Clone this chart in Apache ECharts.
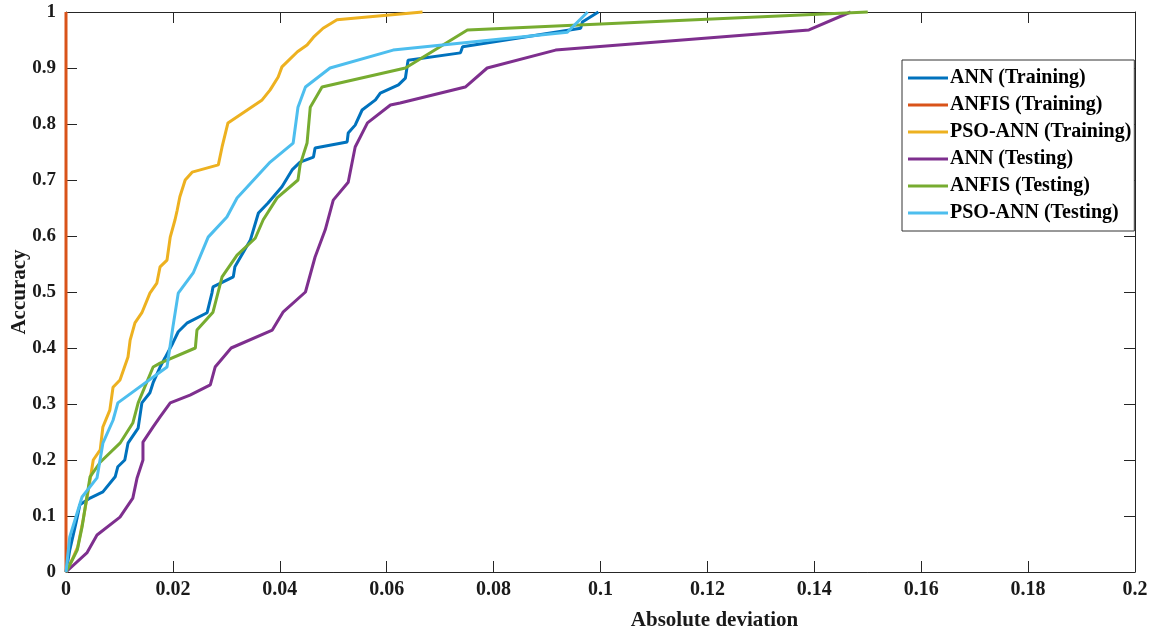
<!DOCTYPE html>
<html>
<head>
<meta charset="utf-8">
<script src="https://cdn.jsdelivr.net/npm/echarts@6/dist/echarts.min.js"></script>
<style>
html,body{margin:0;padding:0;background:#fff;}
#chart{width:1153px;height:636px;}
</style>
</head>
<body>
<div id="chart"></div>
<script>
// ---- data ----
var seriesNames = ['ANN (Training)', 'ANFIS (Training)', 'PSO-ANN (Training)', 'ANN (Testing)', 'ANFIS (Testing)', 'PSO-ANN (Testing)'];
var seriesColors = ['#0072BD', '#D95319', '#EDB120', '#7E2F8E', '#77AC30', '#4DBEEE'];

var xTickLabels = ['0', '0.02', '0.04', '0.06', '0.08', '0.1', '0.12', '0.14', '0.16', '0.18', '0.2'];
var yTickLabels = ['0', '0.1', '0.2', '0.3', '0.4', '0.5', '0.6', '0.7', '0.8', '0.9', '1'];

var annTrainX = [0, 0.0007, 0.0019, 0.0026, 0.0045, 0.0069, 0.0092, 0.0097, 0.011, 0.0116, 0.0135, 0.0142, 0.0157, 0.0163, 0.0176, 0.0185, 0.02, 0.021, 0.0227, 0.0264, 0.0273, 0.0275, 0.0313, 0.0316, 0.0345, 0.036, 0.0378, 0.0404, 0.0423, 0.0438, 0.0463, 0.0466, 0.0526, 0.0528, 0.0541, 0.0554, 0.0579, 0.0588, 0.0622, 0.0635, 0.064, 0.0738, 0.0742, 0.0963, 0.0966, 0.0996];
var annTrainY = [0, 0.039, 0.089, 0.12, 0.132, 0.143, 0.17, 0.188, 0.2, 0.23, 0.257, 0.302, 0.32, 0.338, 0.366, 0.382, 0.409, 0.429, 0.445, 0.463, 0.498, 0.509, 0.527, 0.545, 0.593, 0.641, 0.659, 0.688, 0.718, 0.732, 0.741, 0.757, 0.768, 0.784, 0.798, 0.825, 0.843, 0.855, 0.87, 0.882, 0.914, 0.927, 0.938, 0.971, 0.982, 1];

var anfisTrainX = [0, 0];
var anfisTrainY = [0, 1];

var psoTrainX = [0, 0.0011, 0.0022, 0.0032, 0.0045, 0.0051, 0.0064, 0.0069, 0.0082, 0.0088, 0.0101, 0.0116, 0.012, 0.0129, 0.0142, 0.0157, 0.017, 0.0176, 0.0189, 0.0195, 0.0204, 0.0208, 0.0213, 0.0223, 0.0236, 0.0285, 0.0292, 0.0303, 0.0367, 0.0382, 0.0397, 0.0404, 0.0433, 0.0451, 0.0463, 0.0481, 0.0507, 0.0667];
var psoTrainY = [0, 0.021, 0.045, 0.093, 0.164, 0.2, 0.218, 0.259, 0.289, 0.33, 0.343, 0.384, 0.414, 0.445, 0.463, 0.498, 0.516, 0.545, 0.557, 0.598, 0.629, 0.646, 0.67, 0.7, 0.714, 0.727, 0.759, 0.802, 0.843, 0.861, 0.884, 0.902, 0.929, 0.941, 0.955, 0.971, 0.986, 1];

var annTestX = [0, 0.0039, 0.0058, 0.0101, 0.0125, 0.0133, 0.0144, 0.0144, 0.0163, 0.0176, 0.0195, 0.0232, 0.027, 0.0279, 0.0309, 0.0386, 0.0406, 0.0448, 0.0466, 0.0485, 0.05, 0.0528, 0.0541, 0.0564, 0.0607, 0.0625, 0.0747, 0.0788, 0.0916, 0.139, 0.1468];
var annTestY = [0, 0.034, 0.066, 0.098, 0.132, 0.168, 0.2, 0.232, 0.259, 0.277, 0.302, 0.316, 0.334, 0.366, 0.4, 0.432, 0.464, 0.5, 0.5625, 0.611, 0.664, 0.696, 0.759, 0.802, 0.834, 0.8375, 0.866, 0.9, 0.932, 0.968, 1];

var anfisTestX = [0, 0.0007, 0.0021, 0.003, 0.0045, 0.0064, 0.0101, 0.0125, 0.0135, 0.0163, 0.0176, 0.0242, 0.0245, 0.0275, 0.0292, 0.032, 0.0354, 0.0369, 0.0395, 0.0434, 0.0438, 0.0451, 0.0457, 0.0479, 0.0635, 0.0751, 0.15];
var anfisTestY = [0, 0.0125, 0.039, 0.08, 0.17, 0.196, 0.23, 0.266, 0.302, 0.366, 0.373, 0.4, 0.432, 0.464, 0.527, 0.566, 0.596, 0.629, 0.668, 0.7, 0.727, 0.766, 0.83, 0.866, 0.9, 0.968, 1];

var psoTestX = [0, 0.0007, 0.003, 0.0058, 0.0069, 0.0088, 0.0097, 0.0189, 0.02, 0.021, 0.0238, 0.0266, 0.0301, 0.032, 0.0382, 0.0425, 0.0434, 0.0448, 0.0494, 0.0612, 0.0938, 0.0976];
var psoTestY = [0, 0.0625, 0.134, 0.168, 0.23, 0.271, 0.302, 0.366, 0.4375, 0.498, 0.534, 0.598, 0.634, 0.668, 0.732, 0.766, 0.83, 0.866, 0.9, 0.932, 0.964, 1];

var allX = [annTrainX, anfisTrainX, psoTrainX, annTestX, anfisTestX, psoTestX];
var allY = [annTrainY, anfisTrainY, psoTrainY, annTestY, anfisTestY, psoTestY];

// ---- chart ----
var FONT = '"Liberation Serif", "Times New Roman", serif';
var AXIS_COLOR = '#262626';

function pairs(xs, ys) {
  var out = [];
  for (var i = 0; i < xs.length; i++) out.push([xs[i], ys[i]]);
  return out;
}

var series = seriesNames.map(function (name, k) {
  return {
    name: name,
    type: 'line',
    data: pairs(allX[k], allY[k]),
    showSymbol: false,
    symbol: 'none',
    clip: false,
    animation: false,
    lineStyle: { color: seriesColors[k], width: 3 },
    itemStyle: { color: seriesColors[k] }
  };
});

var chart = echarts.init(document.getElementById('chart'), null, { renderer: 'canvas' });
chart.setOption({
  backgroundColor: '#ffffff',
  animation: false,
  grid: { left: 66, right: 18, top: 12, bottom: 64, containLabel: false, outerBoundsMode: 'none' },
  legend: {
    orient: 'vertical',
    left: 902,
    top: 60,
    padding: [8, 3, 8, 6],
    itemWidth: 40,
    itemHeight: 3,
    itemGap: 7,
    icon: 'rect',
    backgroundColor: '#ffffff',
    borderColor: '#333333',
    borderWidth: 1,
    borderRadius: 0,
    textStyle: { fontFamily: FONT, fontWeight: 'bold', fontSize: 20, color: '#000', padding: [0, 0, 0, -3], lineHeight: 20 },
    data: seriesNames
  },
  xAxis: [{
    type: 'value',
    min: 0, max: 0.2, interval: 0.02,
    name: 'Absolute deviation',
    nameLocation: 'middle',
    nameGap: 38,
    nameMoveOverlap: false,
    nameTextStyle: { fontFamily: FONT, fontWeight: 'bold', fontSize: 21, color: '#1a1a1a', padding: [0, 0, 0, 228] },
    axisLine: { show: true, onZero: false, lineStyle: { color: AXIS_COLOR, width: 1 } },
    axisTick: { show: true, inside: true, length: 11, lineStyle: { color: AXIS_COLOR, width: 1 } },
    axisLabel: { fontFamily: FONT, fontWeight: 'bold', fontSize: 20, color: '#1a1a1a', margin: 8,
      formatter: function (v, i) { return xTickLabels[i]; } },
    splitLine: { show: false }
  }, {
    type: 'value',
    position: 'top',
    min: 0, max: 0.2, interval: 0.02,
    axisLine: { show: true, onZero: false, lineStyle: { color: AXIS_COLOR, width: 1 } },
    axisTick: { show: true, inside: true, length: 11, lineStyle: { color: AXIS_COLOR, width: 1 } },
    axisLabel: { show: false },
    splitLine: { show: false }
  }],
  yAxis: [{
    type: 'value',
    min: 0, max: 1, interval: 0.1,
    name: 'Accuracy',
    nameLocation: 'middle',
    nameGap: 36,
    nameMoveOverlap: false,
    nameTextStyle: { fontFamily: FONT, fontWeight: 'bold', fontSize: 21, color: '#1a1a1a' },
    axisLine: { show: true, onZero: false, lineStyle: { color: AXIS_COLOR, width: 1 } },
    axisTick: { show: true, inside: true, length: 11, lineStyle: { color: AXIS_COLOR, width: 1 } },
    axisLabel: { fontFamily: FONT, fontWeight: 'bold', fontSize: 19, color: '#1a1a1a', margin: 10,
      formatter: function (v, i) { return yTickLabels[i]; } },
    splitLine: { show: false }
  }, {
    type: 'value',
    position: 'right',
    min: 0, max: 1, interval: 0.1,
    axisLine: { show: true, onZero: false, lineStyle: { color: AXIS_COLOR, width: 1 } },
    axisTick: { show: true, inside: true, length: 11, lineStyle: { color: AXIS_COLOR, width: 1 } },
    axisLabel: { show: false },
    splitLine: { show: false }
  }],
  series: series
});
</script>
</body>
</html>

====

INSTRUCTION:
Leave out the pictures. Transcribe only the lines above, from the first through the one that contains "var anfisTrainY = [0, 1];".

FINISHED EXERCISE:
Clone this chart in Apache ECharts.
<!DOCTYPE html>
<html>
<head>
<meta charset="utf-8">
<script src="https://cdn.jsdelivr.net/npm/echarts@6/dist/echarts.min.js"></script>
<style>
html,body{margin:0;padding:0;background:#fff;}
#chart{width:1153px;height:636px;}
</style>
</head>
<body>
<div id="chart"></div>
<script>
// ---- data ----
var seriesNames = ['ANN (Training)', 'ANFIS (Training)', 'PSO-ANN (Training)', 'ANN (Testing)', 'ANFIS (Testing)', 'PSO-ANN (Testing)'];
var seriesColors = ['#0072BD', '#D95319', '#EDB120', '#7E2F8E', '#77AC30', '#4DBEEE'];

var xTickLabels = ['0', '0.02', '0.04', '0.06', '0.08', '0.1', '0.12', '0.14', '0.16', '0.18', '0.2'];
var yTickLabels = ['0', '0.1', '0.2', '0.3', '0.4', '0.5', '0.6', '0.7', '0.8', '0.9', '1'];

var annTrainX = [0, 0.0007, 0.0019, 0.0026, 0.0045, 0.0069, 0.0092, 0.0097, 0.011, 0.0116, 0.0135, 0.0142, 0.0157, 0.0163, 0.0176, 0.0185, 0.02, 0.021, 0.0227, 0.0264, 0.0273, 0.0275, 0.0313, 0.0316, 0.0345, 0.036, 0.0378, 0.0404, 0.0423, 0.0438, 0.0463, 0.0466, 0.0526, 0.0528, 0.0541, 0.0554, 0.0579, 0.0588, 0.0622, 0.0635, 0.064, 0.0738, 0.0742, 0.0963, 0.0966, 0.0996];
var annTrainY = [0, 0.039, 0.089, 0.12, 0.132, 0.143, 0.17, 0.188, 0.2, 0.23, 0.257, 0.302, 0.32, 0.338, 0.366, 0.382, 0.409, 0.429, 0.445, 0.463, 0.498, 0.509, 0.527, 0.545, 0.593, 0.641, 0.659, 0.688, 0.718, 0.732, 0.741, 0.757, 0.768, 0.784, 0.798, 0.825, 0.843, 0.855, 0.87, 0.882, 0.914, 0.927, 0.938, 0.971, 0.982, 1];

var anfisTrainX = [0, 0];
var anfisTrainY = [0, 1];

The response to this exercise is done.